Many rescue centres have reported a surge in unwanted animals
as the country comes out of Covid restrictions.
Rabbits are no exception, and many centres are full to bursting. One large rehoming charity has over 200 rabbits on its waiting list, and has seen adoptions down 60% compared to the previous year. Costs are also rising strongly, and we hear of many small centres closing. We turn down many more requests than we can fulfil, and with low adoptions the situation is made worse.
How you can help 1:
We always need fosterers.
We are lucky to have a great team of fosterers here at HAWS, as rabbits need a good sized hutch and a secure outside space to run in for exercise. We keep all our rabbits outdoors, as they can cope with the British weather, though the recent heavy rains would have been frustrating for carers and rabbits. We would never have enough fosterers to meet demand, but a few extra fosterers is always useful, as it give us flexibility in covering holidays and emergencies. Given the current low level of adoptions, it can be a long term commitment.
We prefer to rehome rabbits in bonded pairs, as they are social animals and will be much happier with a mate. We recently were able to bond our sole single rabbit with an adopter’s own rabbit, both having recently lost their partners. Bonding is challenging, and is not something we can routinely offer.
HAWS can help get you set up for fostering, so if you’re interested, drop us a line and we can talk through what’s required.
How you can help 2:
If you have the space and the time, rabbits make charming pets, but do have their challenges, so if you’ve not had rabbits before, you should research what is required. A great site for all bunny related information is rabbitwelfare.co.uk.

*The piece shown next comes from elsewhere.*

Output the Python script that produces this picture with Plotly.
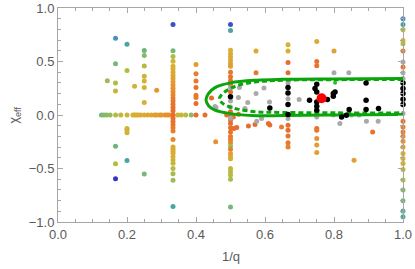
import plotly.graph_objects as go

# ---------- data ----------
# coloured simulation points: x = 1/q, y = chi_eff, c = colour parameter (0 blue .. 1 red-orange)
zero_x = [0.126, 0.133, 0.141, 0.151, 0.167, 0.182, 0.2, 0.217, 0.222, 0.227, 0.233, 0.24, 0.25,
          0.26, 0.27, 0.28, 0.286, 0.295, 0.3, 0.31, 0.316, 0.322, 0.347, 0.357, 0.37, 0.386,
          0.4, 0.426, 0.489]
zero_c = [0.45, 0.48, 0.5, 0.52, 0.6, 0.64, 0.68, 0.72, 0.72, 0.73, 0.74, 0.74, 0.75,
          0.76, 0.77, 0.78, 0.8, 0.8, 0.82, 0.83, 0.84, 0.85, 0.68, 0.66, 0.62, 0.5,
          0.95, 0.95, 0.95]

third_y = [0.846, 0.60, 0.546, 0.502, 0.455, 0.43, 0.40, 0.37, 0.34, 0.31, 0.28, 0.25, 0.22,
           0.19, 0.16, 0.13, 0.10, 0.07, 0.04, 0.0, -0.03, -0.06, -0.09, -0.12, -0.15, -0.23,
           -0.30, -0.32, -0.34, -0.36, -0.39, -0.42, -0.45, -0.50, -0.55, -0.61, -0.855]
third_c = [0.05, 0.45, 0.6, 0.7, 0.72, 0.73, 0.74, 0.76, 0.78, 0.8, 0.82, 0.84, 0.86,
           0.88, 0.9, 0.92, 0.93, 0.94, 0.95, 0.95, 0.95, 0.94, 0.93, 0.92, 0.9, 0.88,
           0.76, 0.75, 0.74, 0.73, 0.72, 0.7, 0.66, 0.63, 0.58, 0.55, 0.3]

half_y = [0.846, 0.79, 0.604, 0.573, 0.541, 0.51, 0.48, 0.455, 0.40, 0.357, 0.32, 0.285, 0.215,
          0.03, 0.0, -0.05, -0.08, -0.12, -0.16, -0.20, -0.23, -0.26, -0.29, -0.32, -0.36,
          -0.39, -0.41, -0.50, -0.53, -0.56, -0.60, -0.86]
half_c = [0.05, 0.3, 0.72, 0.73, 0.74, 0.76, 0.78, 0.8, 0.92, 0.93, 0.94, 0.95, 0.95,
          0.95, 0.95, 0.95, 0.95, 0.94, 0.93, 0.92, 0.9, 0.88, 0.55, 0.9, 0.8,
          0.76, 0.74, 0.65, 0.62, 0.6, 0.58, 0.45]

one_y = [0.899, 0.846, 0.797, 0.697, 0.666, 0.597, 0.448, -0.058, -0.111, -0.158, -0.198,
         -0.245, -0.298, -0.359, -0.406, -0.453, -0.509, -0.608, -0.702, -0.801, -0.897, -0.951]
one_c = [0.15, 0.3, 0.62, 0.72, 0.6, 0.92, 0.92, 0.93, 0.92, 0.9, 0.88,
         0.86, 0.8, 0.75, 0.72, 0.7, 0.65, 0.6, 0.5, 0.45, 0.35, 0.32]

other_x = [0.143, 0.1667, 0.1667, 0.1667, 0.1667, 0.1667, 0.1667, 0.1667,
           0.2, 0.2, 0.2, 0.2, 0.2, 0.2, 0.222,
           0.25, 0.25, 0.25, 0.25, 0.25, 0.25, 0.25, 0.25, 0.286,
           0.4, 0.4, 0.4, 0.4, 0.4, 0.4, 0.4, 0.445, 0.457,
           0.508, 0.51, 0.518, 0.523, 0.552, 0.571, 0.61, 0.614, 0.648, 0.574, 0.574,
           0.6667, 0.6667, 0.6667, 0.6667, 0.6667, 0.6667, 0.6667, 0.6667, 0.6667,
           0.75, 0.75, 0.75, 0.75, 0.75, 0.75, 0.75, 0.75, 0.8, 0.858, 0.912]
other_y = [0.321, 0.718, 0.48, 0.299, 0.224, -0.291, -0.456, -0.596,
           0.662, 0.417, -0.126, -0.142, -0.167, -0.425, 0.268,
           0.603, 0.557, 0.458, 0.361, 0.318, 0.256, 0.116, -0.552, 0.231,
           0.473, 0.386, 0.318, 0.256, 0.184, 0.163, 0.107, 0.159, -0.251,
           -0.018, -0.126, -0.117, 0.007, -0.102, -0.089, -0.08, -0.093, -0.111, 0.597, 0.396,
           0.656, 0.597, 0.49, 0.396, -0.095, -0.143, -0.196, -0.26, -0.30,
           0.688, 0.501, 0.461, -0.127, -0.143, -0.22, -0.28, -0.35, 0.597, -0.422, -0.158]
other_c = [0.55, 0.18, 0.45, 0.6, 0.68, 0.42, 0.6, 0.0,
           0.3, 0.6, 0.7, 0.7, 0.7, 0.3, 0.7,
           0.42, 0.5, 0.62, 0.68, 0.7, 0.7, 0.72, 0.45, 0.82,
           0.8, 0.9, 0.92, 0.93, 0.92, 0.92, 0.95, 0.95, 0.85,
           0.95, 0.95, 0.95, 0.95, 0.95, 0.95, 0.95, 0.95, 0.9, 0.75, 0.92,
           0.72, 0.73, 0.95, 0.95, 0.95, 0.95, 0.93, 0.92, 0.9,
           0.74, 0.93, 0.93, 0.95, 0.92, 0.85, 0.8, 0.78, 0.78, 0.78, 0.93]

gray_x = [0.5, 0.5, 0.5, 0.5, 0.455, 0.458, 0.523, 0.55, 0.542, 0.526, 0.574, 0.597, 0.613,
          0.59, 0.576, 0.6667, 0.6667, 0.6667, 0.699, 0.75, 0.798, 0.817, 0.851, 0.873,
          0.894, 0.928, 0.8, 0.843, 1.0, 1.0, 1.0, 1.0]
gray_y = [0.255, 0.13, 0.075, -0.03, 0.08, 0.07, 0.163, 0.116, 0.06, 0.256, 0.2, 0.252, 0.122,
          -0.033, -0.058, 0.30, 0.153, -0.033, 0.144, -0.018, 0.0, -0.08, 0.0, 0.0,
          -0.058, -0.058, 0.396, 0.396, 0.495, 0.396, 0.34, 0.014]

black_x = [0.6667, 0.6667, 0.6667, 0.6667, 0.5, 0.614, 0.75, 0.745, 0.75, 0.75, 0.75, 0.75,
           0.729, 0.781, 0.798, 0.803, 0.798, 0.893, 0.893, 0.893, 0.844, 0.822, 0.836,
           0.929, 1.0, 1.0, 1.0, 1.0, 1.0]
black_y = [0.256, 0.206, 0.097, 0.004, 0.17, 0.066, 0.287, 0.247, 0.215, 0.122, 0.081, 0.044,
           0.138, 0.144, 0.2, 0.215, 0.175, 0.299, 0.138, 0.051, 0.051, -0.018, -0.003,
           0.06, 0.299, 0.247, 0.2, 0.147, 0.097]

green_pt_x = [0.803]
green_pt_y = [0.302]

red_x = [0.764]
red_y = [0.156]

# contour curves (open at x = 1)
solid_x = [1.0, 0.8, 0.65, 0.576, 0.5, 0.455, 0.436, 0.429, 0.437, 0.455, 0.5, 0.576, 0.65, 0.8, 1.0]
solid_y = [0.34, 0.337, 0.333, 0.325, 0.3, 0.256, 0.2, 0.14, 0.085, 0.046, 0.013, -0.006, -0.005, 0.0, 0.004]
dash_x = [1.0, 0.8, 0.65, 0.576, 0.52, 0.49, 0.473, 0.468, 0.475, 0.49, 0.52, 0.576, 0.65, 0.8, 1.0]
dash_y = [0.332, 0.33, 0.325, 0.31, 0.275, 0.23, 0.185, 0.15, 0.115, 0.085, 0.055, 0.03, 0.024, 0.02, 0.02]

x_title = "1/q"
y_title = "χ<sub>eff</sub>"

# ---------- assemble ----------
cx = zero_x + [1/3] * len(third_y) + [0.5] * len(half_y) + [1.0] * len(one_y) + other_x
cy = [0.0] * len(zero_x) + third_y + half_y + one_y + other_y
cc = zero_c + third_c + half_c + one_c + other_c

cscale = [[0.0, "#3434c6"], [0.15, "#4a8cc2"], [0.3, "#48a6a2"], [0.45, "#76b878"],
          [0.6, "#b2bc42"], [0.72, "#d8b034"], [0.85, "#e8902e"], [1.0, "#e85c2a"]]

fig = go.Figure()
fig.add_trace(go.Scatter(x=cx, y=cy, mode="markers", cliponaxis=False,
                         marker=dict(size=5, color=cc, colorscale=cscale, cmin=0, cmax=1,
                                     line=dict(width=0))))
fig.add_trace(go.Scatter(x=gray_x, y=gray_y, mode="markers", cliponaxis=False,
                         marker=dict(size=5, color="#a9a9a9", line=dict(width=0))))
fig.add_trace(go.Scatter(x=solid_x, y=solid_y, mode="lines", line_shape="spline",
                         line=dict(color="#0aa50a", width=3)))
fig.add_trace(go.Scatter(x=dash_x, y=dash_y, mode="lines", line_shape="spline",
                         line=dict(color="#0aa50a", width=3, dash="5px,3px")))
fig.add_trace(go.Scatter(x=black_x, y=black_y, mode="markers", cliponaxis=False,
                         marker=dict(size=5.5, color="#000000", line=dict(width=0))))
fig.add_trace(go.Scatter(x=green_pt_x, y=green_pt_y, mode="markers",
                         marker=dict(size=4, color="#22c022", line=dict(width=0))))
fig.add_trace(go.Scatter(x=red_x, y=red_y, mode="markers",
                         marker=dict(size=10, color="#ff0000", line=dict(width=0))))

axis_common = dict(showline=True, linecolor="#a6a6a6", linewidth=1, mirror="ticks",
                   ticks="inside", tickcolor="#a6a6a6", ticklen=5, tickwidth=1,
                   showgrid=False, zeroline=False, tickformat=".1f", automargin=False,
                   tickfont=dict(family="Liberation Sans", size=13, color="#5a5a5a"))

fig.update_xaxes(range=[0, 1], dtick=0.2, tick0=0,
                 minor=dict(dtick=0.05, ticks="inside", ticklen=3, tickcolor="#a6a6a6", showgrid=False),
                 **axis_common)
fig.update_yaxes(range=[-1, 1], dtick=0.5, tick0=0,
                 minor=dict(dtick=0.1, ticks="inside", ticklen=3, tickcolor="#a6a6a6", showgrid=False),
                 **axis_common)

title_font = dict(family="Liberation Sans", size=13, color="#5a5a5a")
fig.add_annotation(text=x_title, xref="paper", yref="paper", x=0.5, y=-0.163,
                   showarrow=False, font=title_font, xanchor="center", yanchor="middle")
fig.add_annotation(text=y_title, xref="paper", yref="paper", x=-0.128, y=0.5,
                   showarrow=False, font=title_font, textangle=-90,
                   xanchor="center", yanchor="middle")

fig.update_layout(width=415, height=269, showlegend=False,
                  margin=dict(l=58, r=12, t=8, b=47, autoexpand=False),
                  paper_bgcolor="white", plot_bgcolor="white")

fig.write_html("out.html", config={"displayModeBar": False},
               post_script="document.body.style.margin='0';document.body.style.padding='0';")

We follow their 5 rabbit welfare needs: be able to display their natural behaviours; have the companionship of at least one other rabbit; have a natural diet; live in the right accommodation; be healthy rabbits – i.e., neutered and vaccinated.
Here’s two of our bunny pairs looking for homes:
Bert and Ernie are 4 year old brothers – a lively and adventurous pair! Both are friendly, and love head rubs.
Acer and Oak are brothers, still under a year old. They arrived with their mum and litter mates after being rescued from an overcrowded house. Both are gentle and friendly. They love being out and about in their run. They will happily interact with you and are easy to handle.